For broker-dealers, this transition requires substantial systems updates to support continuous margin calculation and monitoring. Legacy margin systems built around end-of-day settlement cycles would need enhancement to handle intraday risk assessment across potentially thousands of retail accounts executing rapid trading strategies. The operational burden falls particularly heavily on firms serving active retail traders who currently structure their activity around the existing four-trade threshold.
Market makers and proprietary trading firms already operate under sophisticated margin frameworks that incorporate real-time risk metrics. The extension of similar principles to retail day trading accounts would create more consistent risk management across market participant categories, though implementation complexity varies significantly based on account size and trading sophistication.
Regulatory Context and Coordination
The SEC's assignment of petition number 4-864 to the pattern day trading rulemaking request creates a parallel track for regulatory review. SEC staff must now evaluate both FINRA's specific rule amendment proposal and the broader petition seeking elimination of pattern day trading restrictions. The coordination between these processes will likely influence the scope and timeline of any final rule changes.

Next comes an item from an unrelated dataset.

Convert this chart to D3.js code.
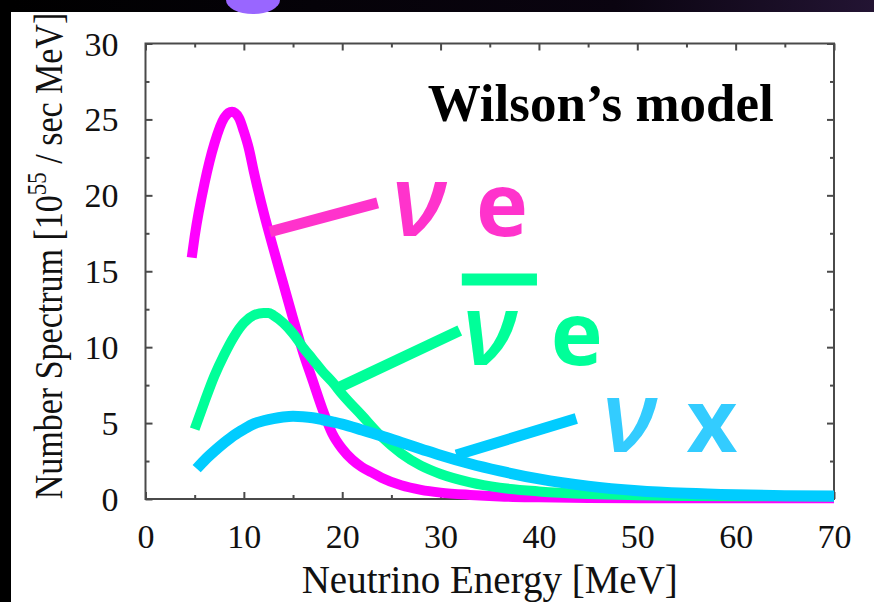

Pattern day trading rules emerged from the dot-com era when retail day trading posed systemic risks that regulators viewed as inadequately managed through existing margin requirements. The $25,000 minimum equity threshold reflected concerns about undercapitalized accounts engaging in leveraged intraday speculation without sufficient financial cushion to absorb losses.
Looking at what this means for current market structure, we have seen this pattern before when options market making transitioned from fixed margin requirements to risk-based calculations in the early 2000s. The shift initially created operational challenges but ultimately produced more efficient capital allocation and reduced systemic risk concentration. However, the retail trading environment today operates at scales and speeds that dwarf the institutional markets where risk-based margin systems proved successful.
Implementation Considerations
FINRA's proposed rule change will require SEC approval before taking effect, a process that typically involves a public comment period and detailed review of potential market impact. The self-regulatory organization must demonstrate that the new intraday margin framework provides equivalent or superior protection for investors and market integrity compared to existing pattern day trader rules.
Broker-dealers face varying degrees of implementation complexity based on their current systems architecture and client base. Firms primarily serving institutional clients may find minimal operational impact, while discount brokers catering to active retail traders would need substantial technology investments to support real-time margin calculation and monitoring.
The regulatory filing does not specify an implementation timeline, though complex rule changes affecting margin calculation typically require 12-18 months from approval to full deployment. This extended timeline allows firms to update systems, test new frameworks, and train personnel on modified procedures.
Market Structure Effects
Eliminating pattern day trader minimum equity requirements could democratize access to intraday trading strategies previously limited to accounts meeting the $25,000 threshold. However, the replacement intraday margin standard may impose different forms of restriction based on portfolio risk characteristics rather than account size.
The proposal reflects broader regulatory evolution toward risk-sensitive frameworks that respond to actual market conditions rather than applying static rules across diverse scenarios. For market participants, this trend generally produces more efficient capital allocation but requires greater sophistication in risk management systems and procedures.
Trading firms have adapted to similar transitions in other market segments, though the retail focus of pattern day trading rules creates unique challenges around customer communication and system scalability. The ultimate market impact will depend heavily on how FINRA structures the replacement intraday margin calculations and what risk parameters receive the greatest weight in determining margin requirements.